BLAST: The "Balloon-borne Large-Aperture Sub-millimeter Telescope," flies from a Long Duration Balloon (LDB) platform and incorporates a 2-meter primary mirror with large-format bolometer arrays operating at 250, 350 and 500 µm. By providing the first sensitive large-area (~0.5-40 square degrees) submillimeter surveys at these wavelengths, BLAST will address some of the most important cosmological and Galactic questions regarding the formation and evolution of stars, galaxies and clusters.
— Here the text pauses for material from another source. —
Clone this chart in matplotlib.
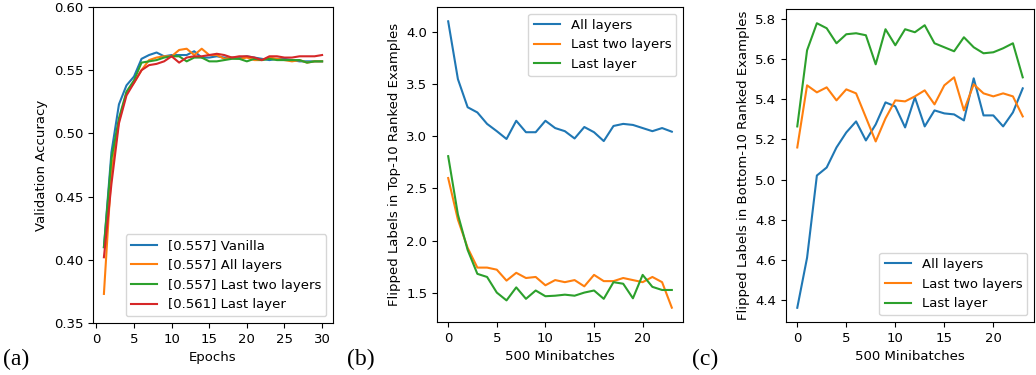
import matplotlib
matplotlib.use("Agg")
import matplotlib.pyplot as plt

# (a) validation accuracy per epoch
epochs = list(range(1, 31))
acc_vanilla = [0.410, 0.485, 0.523, 0.538, 0.545, 0.559, 0.562, 0.564, 0.561, 0.562,
               0.562, 0.562, 0.565, 0.560, 0.560, 0.561, 0.560, 0.560, 0.560, 0.561,
               0.560, 0.559, 0.558, 0.559, 0.559, 0.558, 0.557, 0.557, 0.557, 0.557]
acc_all = [0.373, 0.470, 0.510, 0.532, 0.540, 0.550, 0.558, 0.560, 0.561, 0.561,
           0.566, 0.567, 0.562, 0.567, 0.562, 0.562, 0.559, 0.560, 0.559, 0.560,
           0.558, 0.558, 0.560, 0.559, 0.558, 0.557, 0.558, 0.556, 0.557, 0.557]
acc_two = [0.410, 0.480, 0.512, 0.533, 0.542, 0.556, 0.557, 0.558, 0.560, 0.561,
           0.561, 0.557, 0.560, 0.560, 0.557, 0.557, 0.558, 0.559, 0.559, 0.557,
           0.559, 0.558, 0.559, 0.558, 0.558, 0.558, 0.558, 0.556, 0.557, 0.557]
acc_last = [0.402, 0.460, 0.508, 0.530, 0.540, 0.550, 0.554, 0.555, 0.557, 0.561,
            0.556, 0.560, 0.561, 0.561, 0.562, 0.563, 0.562, 0.560, 0.561, 0.561,
            0.560, 0.558, 0.561, 0.561, 0.560, 0.560, 0.561, 0.561, 0.561, 0.562]
acc_labels = ["[0.557] Vanilla", "[0.557] All layers",
              "[0.557] Last two layers", "[0.561] Last layer"]

# (b) / (c) flipped labels per 500 minibatches
steps = list(range(24))
top_all = [4.105, 3.55, 3.28, 3.23, 3.12, 3.05, 2.975, 3.15, 3.04, 3.04, 3.15, 3.08,
           3.05, 2.98, 3.09, 3.04, 2.955, 3.10, 3.12, 3.11, 3.08, 3.05, 3.08, 3.045]
top_two = [2.60, 2.20, 1.93, 1.74, 1.74, 1.72, 1.615, 1.69, 1.64, 1.65, 1.57, 1.62,
           1.60, 1.62, 1.56, 1.67, 1.61, 1.61, 1.64, 1.62, 1.60, 1.65, 1.60, 1.355]
top_last = [2.81, 2.25, 1.91, 1.68, 1.65, 1.50, 1.425, 1.55, 1.44, 1.52, 1.465, 1.47,
            1.48, 1.47, 1.50, 1.52, 1.44, 1.60, 1.585, 1.445, 1.67, 1.555, 1.525, 1.525]

bot_all = [4.36, 4.61, 5.02, 5.06, 5.16, 5.235, 5.29, 5.195, 5.275, 5.385, 5.365, 5.26,
           5.41, 5.265, 5.345, 5.33, 5.325, 5.295, 5.505, 5.32, 5.32, 5.265, 5.335, 5.455]
bot_two = [5.16, 5.47, 5.435, 5.46, 5.395, 5.45, 5.43, 5.31, 5.19, 5.305, 5.395, 5.39,
           5.415, 5.445, 5.375, 5.47, 5.51, 5.345, 5.475, 5.43, 5.415, 5.43, 5.415, 5.315]
bot_last = [5.265, 5.645, 5.78, 5.755, 5.68, 5.725, 5.73, 5.72, 5.575, 5.75, 5.67, 5.75,
            5.735, 5.77, 5.68, 5.66, 5.64, 5.71, 5.66, 5.63, 5.635, 5.655, 5.68, 5.51]
flip_labels = ["All layers", "Last two layers", "Last layer"]

plt.rcParams["font.size"] = 9.5

fig = plt.figure(figsize=(10.36, 3.75), dpi=100)
W, H = 1036, 375
axa = fig.add_axes([93 / W, 1 - 323 / H, 240 / W, 316 / H])
axb = fig.add_axes([437 / W, 1 - 322 / H, 246 / W, 315 / H])
axc = fig.add_axes([786 / W, 1 - 322 / H, 248 / W, 313 / H])

for ys, lab in zip([acc_vanilla, acc_all, acc_two, acc_last], acc_labels):
    axa.plot(epochs, ys, label=lab)
axa.set_ylim(0.35, 0.60)
axa.set_xticks([0, 5, 10, 15, 20, 25, 30])
axa.set_xlabel("Epochs")
axa.set_ylabel("Validation Accuracy")
axa.legend(loc="lower right")

for ys, lab in zip([top_all, top_two, top_last], flip_labels):
    axb.plot(steps, ys, label=lab)
axb.set_xlabel("500 Minibatches")
axb.set_ylabel("Flipped Labels in Top-10 Ranked Examples")
axb.legend(loc="upper right")

for ys, lab in zip([bot_all, bot_two, bot_last], flip_labels):
    axc.plot(steps, ys, label=lab)
axc.set_xlabel("500 Minibatches")
axc.set_ylabel("Flipped Labels in Bottom-10 Ranked Examples")
axc.legend(loc="lower right")

for x, t in [(3, "(a)"), (347, "(b)"), (692, "(c)")]:
    fig.text(x / W, 1 - 365 / H, t, family="Liberation Serif", fontsize=17)

fig.savefig("out.png", dpi=100)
BLAST's primary goals are to:

  • Measure photometric redshifts, rest-frame FIR luminosities and star formation rates of high-redshift starburst galaxies, thereby constraining the evolutionary history of those galaxies that produce the FIR/submillimeter background
  • Measure cold pre-stellar sources associated with the earliest stages of star and planet formation
  • Make high-resolution maps of diffuse galactic emission over a wide range of galactic latitudes
  • Observe solar system objects including planets, large asteroids, and trans-Neptunian objects.
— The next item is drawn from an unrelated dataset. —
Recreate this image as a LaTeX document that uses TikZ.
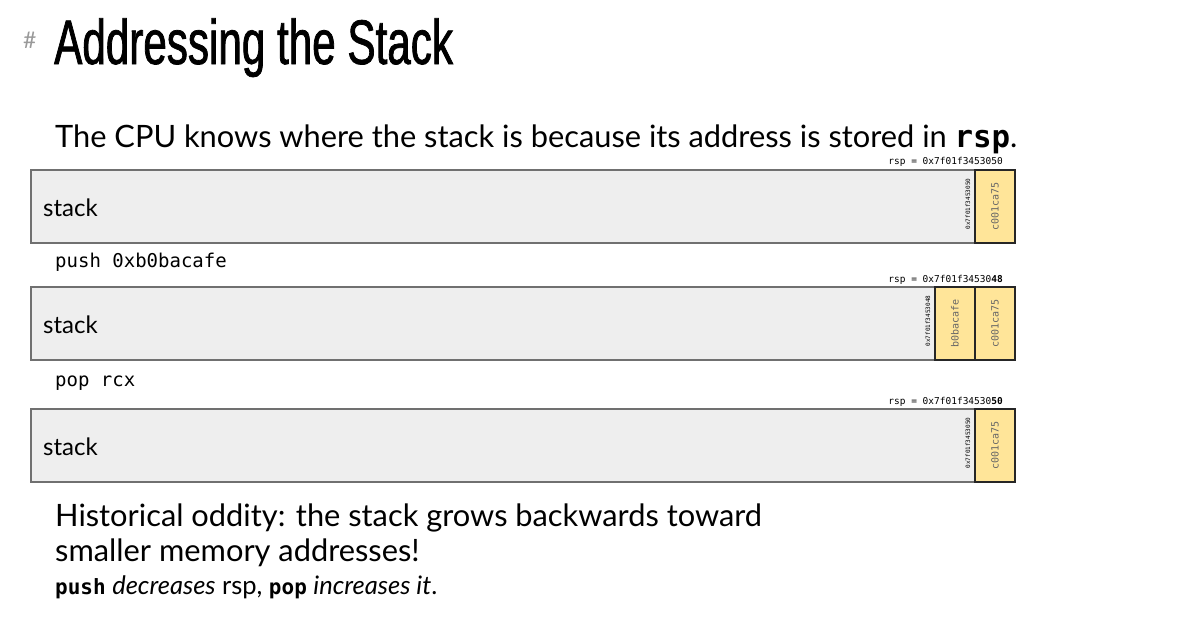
\documentclass[tikz,border=0pt]{standalone}
\usepackage{fontspec}
\usepackage{xcolor}
\setmainfont{Lato}
\setmonofont{DejaVu Sans Mono}
\newfontfamily\titlefont[FakeStretch=0.67, FakeBold=1.2]{Liberation Sans}

\definecolor{stackgray}{HTML}{EEEEEE}
\definecolor{edgegray}{HTML}{707070}
\definecolor{cellyellow}{HTML}{FFE599}

\tikzset{
  stackbox/.style={draw=edgegray, fill=stackgray, line width=1.2pt, minimum width=984pt, minimum height=73pt, inner sep=0pt},
  cell/.style={draw=black!85, fill=cellyellow, line width=1.2pt, minimum width=40pt, minimum height=73pt, inner sep=0pt},
  cellval/.style={rotate=90, inner sep=0pt, text=black!60, font=\ttfamily\fontsize{10}{10}\selectfont},
  addr/.style={rotate=90, inner sep=0pt, font=\ttfamily\fontsize{6}{6}\selectfont},
  rsplabel/.style={anchor=base east, inner sep=0pt, font=\ttfamily\fontsize{9.5}{10}\selectfont},
  stacklabel/.style={anchor=base west, inner sep=0pt, font=\fontsize{24}{26}\selectfont},
  instr/.style={anchor=base west, inner sep=0pt, font=\ttfamily\fontsize{19}{20}\selectfont},
  bigtext/.style={anchor=base west, inner sep=0pt, font=\fontsize{30.8}{36}\selectfont},
}

\begin{document}
\begin{tikzpicture}[x=1pt, y=-1pt]
\useasboundingbox[fill=white] (0,0) rectangle (1192,627);

% heading
\node (hash) [anchor=base west, inner sep=0pt, text=black!40, font=\fontsize{23}{23}\selectfont] at (23,48) {\#};
\node (title) [anchor=base west, inner sep=0pt, font=\titlefont\fontsize{63}{63}\selectfont] at (54,64) {Addressing the Stack};
\node (intro) [bigtext] at (55,147) {The CPU knows where the stack is because its address is stored in \texttt{\bfseries rsp}.};

% before push
\node (rsp1) [rsplabel] at (1003,164) {rsp = 0x7f01f3453050};
\node (box1) [stackbox] at (523,206.5) {};
\node (lbl1) [stacklabel] at (43,216) {stack};
\node (c1a) [cell] at (995,206.5) {};
\node (v1a) [cellval] at (c1a) {c001ca75};
\node (a1) [addr] at (968,204) {0x7f01f3453050};

\node (push) [instr] at (55,267) {push 0xb0bacafe};

% after push
\node (rsp2) [rsplabel] at (1003,282) {rsp = 0x7f01f34530\textbf{48}};
\node (box2) [stackbox] at (523,323.5) {};
\node (lbl2) [stacklabel] at (43,333) {stack};
\node (c2b) [cell] at (955,323.5) {};
\node (c2a) [cell] at (995,323.5) {};
\node (v2b) [cellval] at (c2b) {b0bacafe};
\node (v2a) [cellval] at (c2a) {c001ca75};
\node (a2) [addr] at (928,321) {0x7f01f3453048};

\node (pop) [instr] at (55,386) {pop rcx};

% after pop
\node (rsp3) [rsplabel] at (1003,404) {rsp = 0x7f01f34530\textbf{50}};
\node (box3) [stackbox] at (523,445.5) {};
\node (lbl3) [stacklabel] at (43,455) {stack};
\node (c3a) [cell] at (995,445.5) {};
\node (v3a) [cellval] at (c3a) {c001ca75};
\node (a3) [addr] at (968,443) {0x7f01f3453050};

% note
\node (odd1) [bigtext] at (55,526) {Historical oddity: the stack grows backwards toward};
\node (odd2) [bigtext] at (55,561) {smaller memory addresses!};
\node (odd3) [anchor=base west, inner sep=0pt, font=\fontsize{25.5}{28}\selectfont] at (55,594)
  {{\ttfamily\bfseries\fontsize{21}{24}\selectfont push} \textit{decreases} rsp, {\ttfamily\bfseries\fontsize{21}{24}\selectfont pop} \textit{increases it}.};
\end{tikzpicture}
\end{document}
GBT:   The University of Pennsylvania, in collaboration with the National Insitute of Standards and Technology, NASA's Goddard Space Flight Center, and the National Radio Astronomy Observatory, have built 3 millimeter array of 8x8 TES detectors for the GBT. The GBT will have a better sensitivity in this range than current telescopes. The 90 GHz array will be a user instrument and is suitable for many different observations.
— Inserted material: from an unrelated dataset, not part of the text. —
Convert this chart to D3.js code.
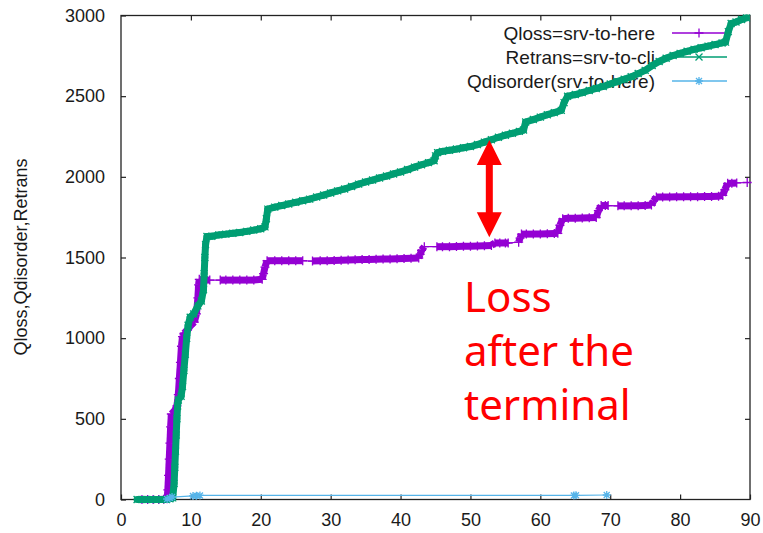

Some proposed uses include studying:

  • star-forming regions
  • the Sunyaev-Zel'dovich Effect
  • high redshift galaxies
  • mass loss from comets
  • trans-Neptunian objects
  • galactic plane studies

PAPPA: PAPPA is a balloon-borne instrument to measure the polarization of the cosmic micorwave background at millimeter wavelengths. It will search for the signature of gravity waves excited in an inflationary epoch shortly after the Big Bang. PAPPA uses a "polarimeter-on-a-chip" to instantaneously measure the Stokes I, Q, and U parameters in each pixel of the array. PAPPA is a collaboration with the University of Pennsylvania and the National Institute of Standards and Technology.
 

ACT:  The Atacama Cosmology Telescope project aims to observe the microwave sky in three frequency bands at high angular resolution and sensitivity over a substantial region of the sky.  ACT is a custom-designed 6-meter off-axis Gregorian telescope built by AMEC Dynamic Structures.  The ACT detectors are transition-edge-sensing superconducting bolometers, assembled into detector arrays and read out with SQUID multiplexers. ACT's Millimeter-Wave Bolometric Camera (MBAC) will consist of three 32x32 arrays of bolometers, with each bolometer approximately 1 square millimeter in size; each array corresponds to one of the three ACT frequency channels at 150 GHz, 220 GHz, and 270 GHz.

     
    ACT's primary goals are to:
  • We are working towards maps which will reveal numerous galaxy clusters through their thermal Sunyaev-Zeldovich signature.
  • Measure the primordial microwave background power spectrum down to the smallest interesting angular scales of a few arcminutes.
  • Detect the gravitational lensing of the microwave background by large-scale structure.
  • Detect the proper motions of galaxy clusters through their kinematic Sunyaev-Zeldovich signal.
  • Provide interesting information about infrared galaxies at high redshift, radio emission from distant active galaxies, and properties of dust in the Milky Way.